I am a software engineer in 3d graphics by day so please bear with any obvious mistakes. I am looking for a project that I can use my software knowledge with in hardware and am thinking of creating a frame buffer and lcd to display it. I have looked around and think I can accomplish it with this fpga:
https://xess.com/prods/prod048.php
And this LCD:
http://www.sparkfun.com/products/8335
I think they have:
480 x 272 = 130560 pixels on the screen
130560 x 24-bit = 3133440 bits for the frame buffer
67108864 bits of sdram to store the frame buffer
So I think I'm ok there. And I think can run the fpga at 9 MHz (that the lcd needs) because it has "digital clock managers" to change from 12 MHz. Which I believe I will need 3133440 Hz to write the entire buffer. I think I can also get input from the usb for writing the pixel colours to the buffer.
The fpga can output either 5, 3.3 or 1.2 v for logic, but the lcd requires 2.5v however in the manual it says "0 ~ +4.5"… So could I use the fpga logic voltage directly?
I am learning as I am doing this so I am going to make a lot of mistakes, but is there anything obvious I am missing or am I good to get our my breadboard and have some fun?
Thank-you
Best Answer
If you got a board which had a VGA connector (or rigged one up, with some resistors) you might find it simpler to start by driving an LCD with that interface, and then work up to a bare one.
Block memory inside an FPGA tends to be easier to work with than SDRAM, and is dual port which simplifies access, but of course it's more limited. Still, it could be worthwhile to start that way and then add the SDRAM complexity. A higher gate count FPGA would typically have more block ram, too.

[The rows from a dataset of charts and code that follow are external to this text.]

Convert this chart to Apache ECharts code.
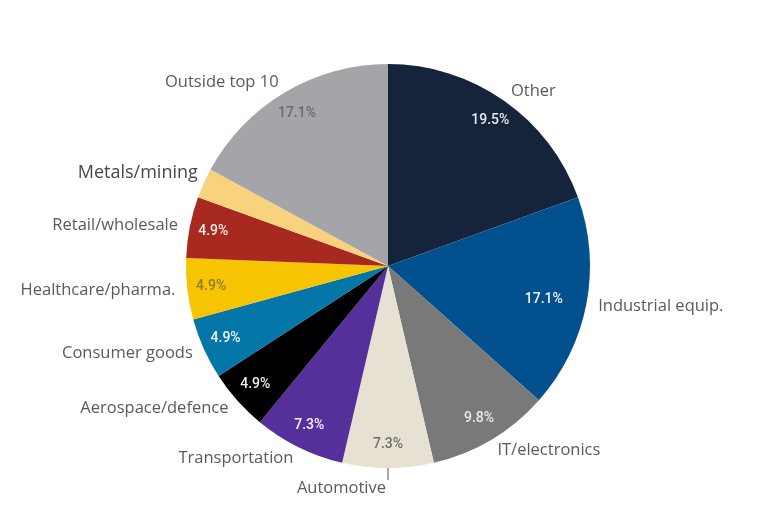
<!DOCTYPE html>
<html>
<head>
<meta charset="utf-8">
<script src="https://cdn.jsdelivr.net/npm/echarts@6/dist/echarts.min.js"></script>
<style>
  html, body { margin: 0; padding: 0; background: #ffffff; }
  #chart { width: 758px; height: 514px; }
</style>
</head>
<body>
<div id="chart"></div>
<script>
// Sector breakdown, share of total (%), clockwise from 12 o'clock
const categories = [
  'Other', 'Industrial equip.', 'IT/electronics', 'Automotive', 'Transportation',
  'Aerospace/defence', 'Consumer goods', 'Healthcare/pharma.', 'Retail/wholesale',
  'Metals/mining', 'Outside top 10'
];
const shares = [19.5, 17.1, 9.8, 7.3, 7.3, 4.9, 4.9, 4.9, 4.9, 2.4, 17.1];
// Slices that carry a printed percentage (Metals/mining is too thin)
const showShare = [true, true, true, true, true, true, true, true, true, false, true];

const sliceColors = [
  '#15243a', '#03508f', '#797979', '#e6e1d2', '#55309a',
  '#000000', '#0477a8', '#f6c400', '#a8291f', '#f9d27e', '#a4a5a9'
];
const shareTextColors = [
  '#e6e8ec', '#f2f4f8', '#e8e8e8', '#6e6e6e', '#f2f0f8',
  '#eeeeee', '#f0f4f8', '#8c7a2c', '#f4ecea', '#ffffff', '#6a6a6a'
];

const CX = 388, CY = 266, R = 202;

const pieData = categories.map((name, i) => {
  const item = {
    name: name,
    value: shares[i],
    itemStyle: { color: sliceColors[i] },
    labelLine: { show: name === 'Automotive', length: 12, length2: 0,
                 lineStyle: { color: '#555', width: 1 } }
  };
  if (name === 'Metals/mining') {
    item.label = { fontSize: 18, color: '#474747' };
  }
  return item;
});

const shareData = categories.map((name, i) => ({
  name: name,
  value: shares[i],
  label: { show: showShare[i], color: shareTextColors[i] }
}));

const chart = echarts.init(document.getElementById('chart'), null, { renderer: 'canvas' });
chart.setOption({
  backgroundColor: '#ffffff',
  animation: false,
  series: [
    {
      // slices with category names outside
      type: 'pie',
      center: [CX, CY],
      radius: [0, R],
      startAngle: 90,
      clockwise: true,
      avoidLabelOverlap: false,
      silent: true,
      itemStyle: { borderWidth: 0 },
      label: {
        show: true,
        position: 'outside',
        formatter: '{b}',
        fontFamily: 'Open Sans',
        fontSize: 16.5,
        color: '#5a5a5a',
        distanceToLabelLine: 0
      },
      labelLine: { length: 15, length2: 0 },
      labelLayout: function (p) {
        const name = categories[p.dataIndex];
        if (name === 'Automotive') return { align: 'right', dx: -2, dy: 8 };
        if (name === 'Metals/mining') return { dx: 5, dy: -5 };
        return {};
      },
      data: pieData
    },
    {
      // transparent ring carrying the percentage labels
      type: 'pie',
      center: [CX, CY],
      radius: [148, R],
      startAngle: 90,
      clockwise: true,
      silent: true,
      avoidLabelOverlap: false,
      itemStyle: { color: 'rgba(0,0,0,0)', borderWidth: 0 },
      label: {
        show: true,
        position: 'inside',
        formatter: function (p) { return p.value.toFixed(1) + '%'; },
        fontFamily: 'Roboto',
        fontSize: 14,
        fontWeight: 500
      },
      labelLine: { show: false },
      labelLayout: function (p) {
        if (categories[p.dataIndex] === 'Industrial equip.') return { dx: -19 };
        return {};
      },
      data: shareData
    }
  ]
});
</script>
</body>
</html>
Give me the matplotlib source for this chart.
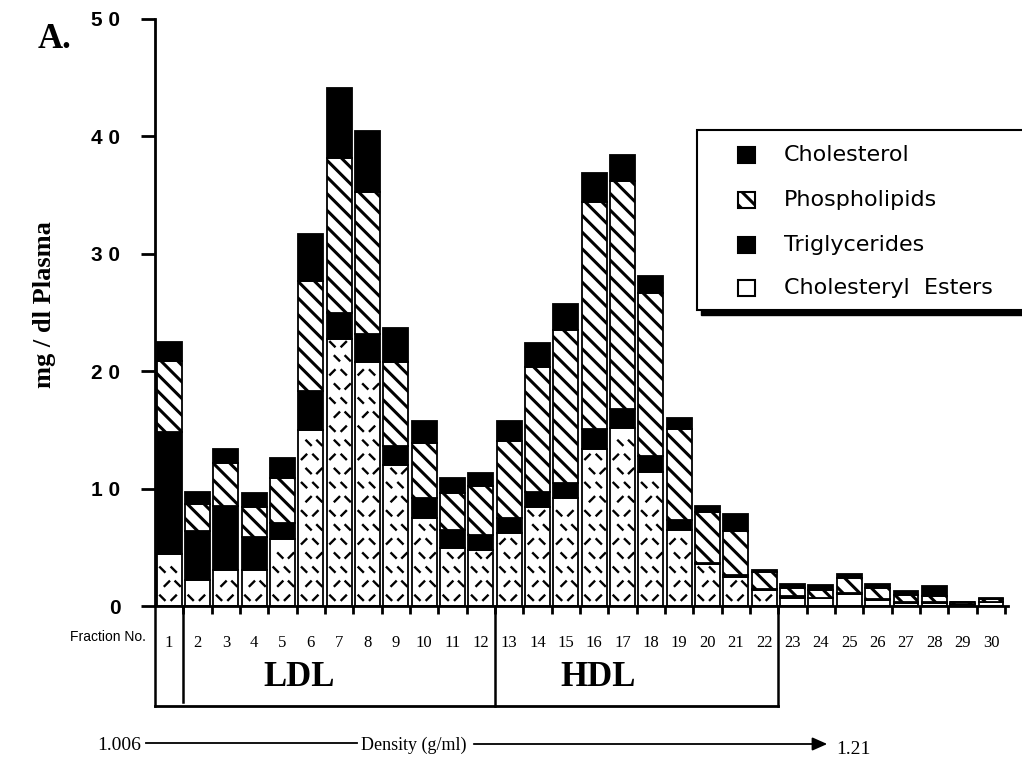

Of course you can start by drawing some bars on the screen just using a state machine or counter without any frame buffer at all.
An oscilloscope would be a huge help.
Many LCDs actually aren't that picky about frequency, so while you can use the clock generators to get it just right, you may not need to.
An issue not to overlook is the practical task of securely cabling the LCD to the FPGA board - with 24 bit color there's a bit of work there unless you really luck out and you can just plug one into the other.